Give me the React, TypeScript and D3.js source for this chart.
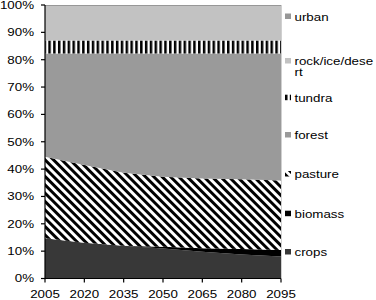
import React from 'react';
import * as d3 from 'd3';

// land use share (%) by year
const years = [2005, 2020, 2035, 2050, 2065, 2080, 2095];
const crops = [14.7, 13.1, 12.0, 11.0, 9.8, 8.8, 8.0];
const biomass = [0, 0, 0, 0.6, 1.3, 2.0, 2.4];
const pasture = [29.8, 28.4, 26.7, 25.6, 25.5, 25.5, 25.4];
const forest = [37.8, 40.8, 43.6, 45.1, 45.7, 46.0, 46.5];
const tundra = [4.7, 4.7, 4.7, 4.7, 4.7, 4.7, 4.7];
const rock = [12.6, 12.6, 12.6, 12.6, 12.6, 12.6, 12.6];
const urban = [0.4, 0.4, 0.4, 0.4, 0.4, 0.4, 0.4];

const keys = ['crops', 'biomass', 'pasture', 'forest', 'tundra', 'rock', 'urban'];
const labels: Record<string, string[]> = {
  crops: ['crops'],
  biomass: ['biomass'],
  pasture: ['pasture'],
  forest: ['forest'],
  tundra: ['tundra'],
  rock: ['rock/ice/dese', 'rt'],
  urban: ['urban'],
};
const yTicks = [0, 10, 20, 30, 40, 50, 60, 70, 80, 90, 100];

const fills: Record<string, string> = {
  crops: '#383838',
  biomass: '#000000',
  pasture: 'url(#pat-pasture)',
  forest: '#9a9a9a',
  tundra: 'url(#pat-tundra)',
  rock: '#c2c2c2',
  urban: '#979797',
};

const FONT = '"Liberation Sans", Arial, sans-serif';
const SX = 1.27; // the reference text is stretched sideways

const App: React.FC = () => {
  const width = 376;
  const height = 300;
  const margin = { left: 45, right: 95, top: 5, bottom: 21.5 };

  const rows = years.map((yr, i) => ({
    year: yr,
    crops: crops[i],
    biomass: biomass[i],
    pasture: pasture[i],
    forest: forest[i],
    tundra: tundra[i],
    rock: rock[i],
    urban: urban[i],
  }));

  const x = d3.scaleLinear()
    .domain([years[0], years[years.length - 1]])
    .range([margin.left, width - margin.right]);
  const y = d3.scaleLinear()
    .domain([0, 100])
    .range([height - margin.bottom, margin.top]);

  const series = d3.stack<any>().keys(keys)(rows);
  const area = d3.area<any>()
    .x(d => x(d.data.year))
    .y0(d => y(d[0]))
    .y1(d => y(d[1]));

  // legend baselines, top entry first (layout only)
  const legendBase: Record<string, number> = {
    urban: 20.5, rock: 65, tundra: 101.7, forest: 139,
    pasture: 178, biomass: 217.7, crops: 256,
  };

  return (
    <svg width={width} height={height} style={{ position: 'absolute', left: 0, top: 0, background: '#fff' }}>
      <defs>
        <pattern id="pat-pasture" patternUnits="userSpaceOnUse" width={5.9} height={5.9} patternTransform="rotate(-45)">
          <rect width={5.9} height={5.9} fill="#fff" />
          <rect width={2.95} height={5.9} fill="#000" />
        </pattern>
        <pattern id="pat-tundra" patternUnits="userSpaceOnUse" width={4.83} height={10}>
          <rect width={4.83} height={10} fill="#fff" />
          <rect width={2.5} height={10} fill="#000" />
        </pattern>
      </defs>

      {series.map(s => (
        <path key={s.key} d={area(s) || ''} fill={fills[s.key]} />
      ))}

      {/* plot right border */}
      <line x1={x.range()[1] + 0.5} x2={x.range()[1] + 0.5} y1={y(100)} y2={y(0)} stroke="#d0d0d0" />

      {/* y axis */}
      <line x1={margin.left} x2={margin.left} y1={y(100)} y2={y(0)} stroke="#000" strokeWidth={1.2} />
      {yTicks.map(t => (
        <g key={t}>
          <line x1={margin.left - 4} x2={margin.left} y1={y(t)} y2={y(t)} stroke="#000" strokeWidth={1.2} />
          <text
            transform={`translate(34,${y(t) + 3.8}) scale(${SX},1)`}
            textAnchor="end"
            fontFamily={FONT}
            fontSize={10.5}
            fill="#000"
          >{t}%</text>
        </g>
      ))}

      {/* x axis */}
      <line x1={margin.left} x2={x.range()[1]} y1={y(0)} y2={y(0)} stroke="#000" strokeWidth={1.2} />
      {years.map(yr => (
        <g key={yr}>
          <line x1={x(yr)} x2={x(yr)} y1={y(0)} y2={y(0) + 4} stroke="#000" strokeWidth={1.2} />
          <text
            transform={`translate(${x(yr)},297.5) scale(${SX},1)`}
            textAnchor="middle"
            fontFamily={FONT}
            fontSize={10.5}
            fill="#000"
          >{yr}</text>
        </g>
      ))}

      {/* legend */}
      {keys.map(k => {
        const b = legendBase[k];
        return (
          <g key={k}>
            <rect x={285} y={b - 7} width={6} height={5.5} fill={fills[k]} />
            {labels[k].map((line, j) => (
              <text
                key={j}
                transform={`translate(294.5,${b + j * 11}) scale(${SX},1)`}
                fontFamily={FONT}
                fontSize={10.5}
                fill="#000"
              >{line}</text>
            ))}
          </g>
        );
      })}
    </svg>
  );
};

export default App;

# WHAT IS NEEDED
Could you repeat all of the material exactly? Pictures should not be copied.

# FULL SOLUTION
Give me the React, TypeScript and D3.js source for this chart.
import React from 'react';
import * as d3 from 'd3';

// land use share (%) by year
const years = [2005, 2020, 2035, 2050, 2065, 2080, 2095];
const crops = [14.7, 13.1, 12.0, 11.0, 9.8, 8.8, 8.0];
const biomass = [0, 0, 0, 0.6, 1.3, 2.0, 2.4];
const pasture = [29.8, 28.4, 26.7, 25.6, 25.5, 25.5, 25.4];
const forest = [37.8, 40.8, 43.6, 45.1, 45.7, 46.0, 46.5];
const tundra = [4.7, 4.7, 4.7, 4.7, 4.7, 4.7, 4.7];
const rock = [12.6, 12.6, 12.6, 12.6, 12.6, 12.6, 12.6];
const urban = [0.4, 0.4, 0.4, 0.4, 0.4, 0.4, 0.4];

const keys = ['crops', 'biomass', 'pasture', 'forest', 'tundra', 'rock', 'urban'];
const labels: Record<string, string[]> = {
  crops: ['crops'],
  biomass: ['biomass'],
  pasture: ['pasture'],
  forest: ['forest'],
  tundra: ['tundra'],
  rock: ['rock/ice/dese', 'rt'],
  urban: ['urban'],
};
const yTicks = [0, 10, 20, 30, 40, 50, 60, 70, 80, 90, 100];

const fills: Record<string, string> = {
  crops: '#383838',
  biomass: '#000000',
  pasture: 'url(#pat-pasture)',
  forest: '#9a9a9a',
  tundra: 'url(#pat-tundra)',
  rock: '#c2c2c2',
  urban: '#979797',
};

const FONT = '"Liberation Sans", Arial, sans-serif';
const SX = 1.27; // the reference text is stretched sideways

const App: React.FC = () => {
  const width = 376;
  const height = 300;
  const margin = { left: 45, right: 95, top: 5, bottom: 21.5 };

  const rows = years.map((yr, i) => ({
    year: yr,
    crops: crops[i],
    biomass: biomass[i],
    pasture: pasture[i],
    forest: forest[i],
    tundra: tundra[i],
    rock: rock[i],
    urban: urban[i],
  }));

  const x = d3.scaleLinear()
    .domain([years[0], years[years.length - 1]])
    .range([margin.left, width - margin.right]);
  const y = d3.scaleLinear()
    .domain([0, 100])
    .range([height - margin.bottom, margin.top]);

  const series = d3.stack<any>().keys(keys)(rows);
  const area = d3.area<any>()
    .x(d => x(d.data.year))
    .y0(d => y(d[0]))
    .y1(d => y(d[1]));

  // legend baselines, top entry first (layout only)
  const legendBase: Record<string, number> = {
    urban: 20.5, rock: 65, tundra: 101.7, forest: 139,
    pasture: 178, biomass: 217.7, crops: 256,
  };

  return (
    <svg width={width} height={height} style={{ position: 'absolute', left: 0, top: 0, background: '#fff' }}>
      <defs>
        <pattern id="pat-pasture" patternUnits="userSpaceOnUse" width={5.9} height={5.9} patternTransform="rotate(-45)">
          <rect width={5.9} height={5.9} fill="#fff" />
          <rect width={2.95} height={5.9} fill="#000" />
        </pattern>
        <pattern id="pat-tundra" patternUnits="userSpaceOnUse" width={4.83} height={10}>
          <rect width={4.83} height={10} fill="#fff" />
          <rect width={2.5} height={10} fill="#000" />
        </pattern>
      </defs>

      {series.map(s => (
        <path key={s.key} d={area(s) || ''} fill={fills[s.key]} />
      ))}

      {/* plot right border */}
      <line x1={x.range()[1] + 0.5} x2={x.range()[1] + 0.5} y1={y(100)} y2={y(0)} stroke="#d0d0d0" />

      {/* y axis */}
      <line x1={margin.left} x2={margin.left} y1={y(100)} y2={y(0)} stroke="#000" strokeWidth={1.2} />
      {yTicks.map(t => (
        <g key={t}>
          <line x1={margin.left - 4} x2={margin.left} y1={y(t)} y2={y(t)} stroke="#000" strokeWidth={1.2} />
          <text
            transform={`translate(34,${y(t) + 3.8}) scale(${SX},1)`}
            textAnchor="end"
            fontFamily={FONT}
            fontSize={10.5}
            fill="#000"
          >{t}%</text>
        </g>
      ))}

      {/* x axis */}
      <line x1={margin.left} x2={x.range()[1]} y1={y(0)} y2={y(0)} stroke="#000" strokeWidth={1.2} />
      {years.map(yr => (
        <g key={yr}>
          <line x1={x(yr)} x2={x(yr)} y1={y(0)} y2={y(0) + 4} stroke="#000" strokeWidth={1.2} />
          <text
            transform={`translate(${x(yr)},297.5) scale(${SX},1)`}
            textAnchor="middle"
            fontFamily={FONT}
            fontSize={10.5}
            fill="#000"
          >{yr}</text>
        </g>
      ))}

      {/* legend */}
      {keys.map(k => {
        const b = legendBase[k];
        return (
          <g key={k}>
            <rect x={285} y={b - 7} width={6} height={5.5} fill={fills[k]} />
            {labels[k].map((line, j) => (
              <text
                key={j}
                transform={`translate(294.5,${b + j * 11}) scale(${SX},1)`}
                fontFamily={FONT}
                fontSize={10.5}
                fill="#000"
              >{line}</text>
            ))}
          </g>
        );
      })}
    </svg>
  );
};

export default App;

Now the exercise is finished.